Start of Material
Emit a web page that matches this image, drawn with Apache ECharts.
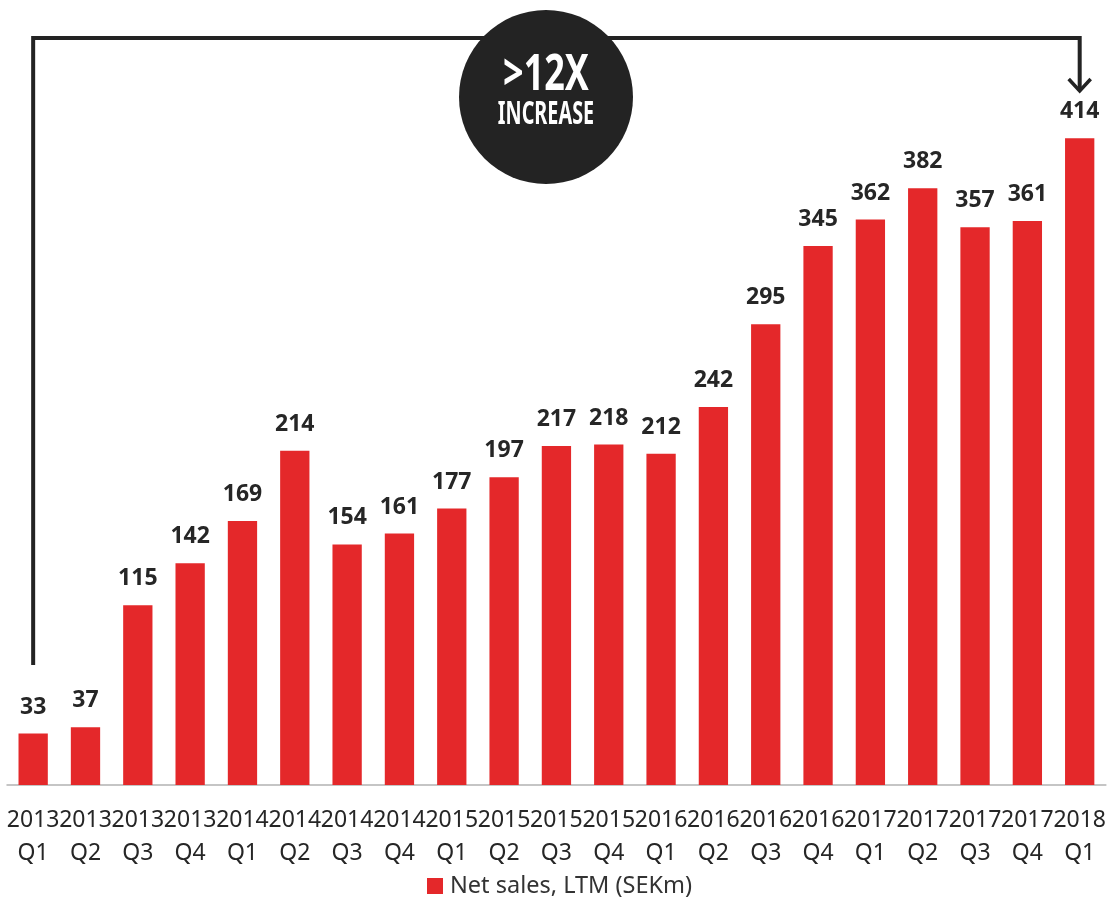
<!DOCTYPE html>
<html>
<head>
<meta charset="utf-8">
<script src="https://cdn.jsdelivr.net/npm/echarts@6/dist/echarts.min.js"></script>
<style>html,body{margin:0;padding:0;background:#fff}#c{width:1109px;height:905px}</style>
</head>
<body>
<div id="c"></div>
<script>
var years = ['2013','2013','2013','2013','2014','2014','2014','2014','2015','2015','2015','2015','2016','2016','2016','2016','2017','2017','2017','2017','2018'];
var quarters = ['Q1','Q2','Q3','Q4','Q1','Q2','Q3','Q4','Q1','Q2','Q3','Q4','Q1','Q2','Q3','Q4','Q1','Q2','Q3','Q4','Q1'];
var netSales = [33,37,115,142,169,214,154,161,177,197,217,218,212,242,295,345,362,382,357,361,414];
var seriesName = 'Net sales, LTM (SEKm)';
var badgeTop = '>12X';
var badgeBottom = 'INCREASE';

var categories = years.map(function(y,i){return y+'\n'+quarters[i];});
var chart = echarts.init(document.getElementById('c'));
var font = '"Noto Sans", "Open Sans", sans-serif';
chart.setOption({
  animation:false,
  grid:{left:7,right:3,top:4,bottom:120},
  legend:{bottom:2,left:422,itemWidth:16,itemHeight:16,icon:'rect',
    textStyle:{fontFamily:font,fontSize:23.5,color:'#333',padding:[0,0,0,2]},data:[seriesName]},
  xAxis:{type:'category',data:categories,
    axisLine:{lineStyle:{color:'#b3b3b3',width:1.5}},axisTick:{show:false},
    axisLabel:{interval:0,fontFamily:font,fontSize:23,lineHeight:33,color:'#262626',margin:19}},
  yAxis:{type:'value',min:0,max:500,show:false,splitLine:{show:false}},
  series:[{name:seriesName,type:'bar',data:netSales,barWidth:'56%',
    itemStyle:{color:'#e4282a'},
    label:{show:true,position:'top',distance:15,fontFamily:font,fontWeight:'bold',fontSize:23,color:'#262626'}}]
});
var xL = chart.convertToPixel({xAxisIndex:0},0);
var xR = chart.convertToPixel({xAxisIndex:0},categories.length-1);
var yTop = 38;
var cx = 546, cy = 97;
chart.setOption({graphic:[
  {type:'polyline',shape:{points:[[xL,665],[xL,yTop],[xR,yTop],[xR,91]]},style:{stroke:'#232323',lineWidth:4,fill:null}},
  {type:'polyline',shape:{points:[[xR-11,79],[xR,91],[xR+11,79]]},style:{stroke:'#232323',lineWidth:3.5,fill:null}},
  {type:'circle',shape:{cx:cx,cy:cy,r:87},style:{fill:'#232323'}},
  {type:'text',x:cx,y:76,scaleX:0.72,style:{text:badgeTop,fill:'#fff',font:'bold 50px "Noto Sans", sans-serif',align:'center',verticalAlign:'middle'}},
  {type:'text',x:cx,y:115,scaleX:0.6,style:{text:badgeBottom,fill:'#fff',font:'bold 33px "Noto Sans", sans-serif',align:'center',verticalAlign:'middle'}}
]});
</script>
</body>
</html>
End of Material
Omit the pictures and give the material again, exactly and in full.

Emit a web page that matches this image, drawn with Apache ECharts.
<!DOCTYPE html>
<html>
<head>
<meta charset="utf-8">
<script src="https://cdn.jsdelivr.net/npm/echarts@6/dist/echarts.min.js"></script>
<style>html,body{margin:0;padding:0;background:#fff}#c{width:1109px;height:905px}</style>
</head>
<body>
<div id="c"></div>
<script>
var years = ['2013','2013','2013','2013','2014','2014','2014','2014','2015','2015','2015','2015','2016','2016','2016','2016','2017','2017','2017','2017','2018'];
var quarters = ['Q1','Q2','Q3','Q4','Q1','Q2','Q3','Q4','Q1','Q2','Q3','Q4','Q1','Q2','Q3','Q4','Q1','Q2','Q3','Q4','Q1'];
var netSales = [33,37,115,142,169,214,154,161,177,197,217,218,212,242,295,345,362,382,357,361,414];
var seriesName = 'Net sales, LTM (SEKm)';
var badgeTop = '>12X';
var badgeBottom = 'INCREASE';

var categories = years.map(function(y,i){return y+'\n'+quarters[i];});
var chart = echarts.init(document.getElementById('c'));
var font = '"Noto Sans", "Open Sans", sans-serif';
chart.setOption({
  animation:false,
  grid:{left:7,right:3,top:4,bottom:120},
  legend:{bottom:2,left:422,itemWidth:16,itemHeight:16,icon:'rect',
    textStyle:{fontFamily:font,fontSize:23.5,color:'#333',padding:[0,0,0,2]},data:[seriesName]},
  xAxis:{type:'category',data:categories,
    axisLine:{lineStyle:{color:'#b3b3b3',width:1.5}},axisTick:{show:false},
    axisLabel:{interval:0,fontFamily:font,fontSize:23,lineHeight:33,color:'#262626',margin:19}},
  yAxis:{type:'value',min:0,max:500,show:false,splitLine:{show:false}},
  series:[{name:seriesName,type:'bar',data:netSales,barWidth:'56%',
    itemStyle:{color:'#e4282a'},
    label:{show:true,position:'top',distance:15,fontFamily:font,fontWeight:'bold',fontSize:23,color:'#262626'}}]
});
var xL = chart.convertToPixel({xAxisIndex:0},0);
var xR = chart.convertToPixel({xAxisIndex:0},categories.length-1);
var yTop = 38;
var cx = 546, cy = 97;
chart.setOption({graphic:[
  {type:'polyline',shape:{points:[[xL,665],[xL,yTop],[xR,yTop],[xR,91]]},style:{stroke:'#232323',lineWidth:4,fill:null}},
  {type:'polyline',shape:{points:[[xR-11,79],[xR,91],[xR+11,79]]},style:{stroke:'#232323',lineWidth:3.5,fill:null}},
  {type:'circle',shape:{cx:cx,cy:cy,r:87},style:{fill:'#232323'}},
  {type:'text',x:cx,y:76,scaleX:0.72,style:{text:badgeTop,fill:'#fff',font:'bold 50px "Noto Sans", sans-serif',align:'center',verticalAlign:'middle'}},
  {type:'text',x:cx,y:115,scaleX:0.6,style:{text:badgeBottom,fill:'#fff',font:'bold 33px "Noto Sans", sans-serif',align:'center',verticalAlign:'middle'}}
]});
</script>
</body>
</html>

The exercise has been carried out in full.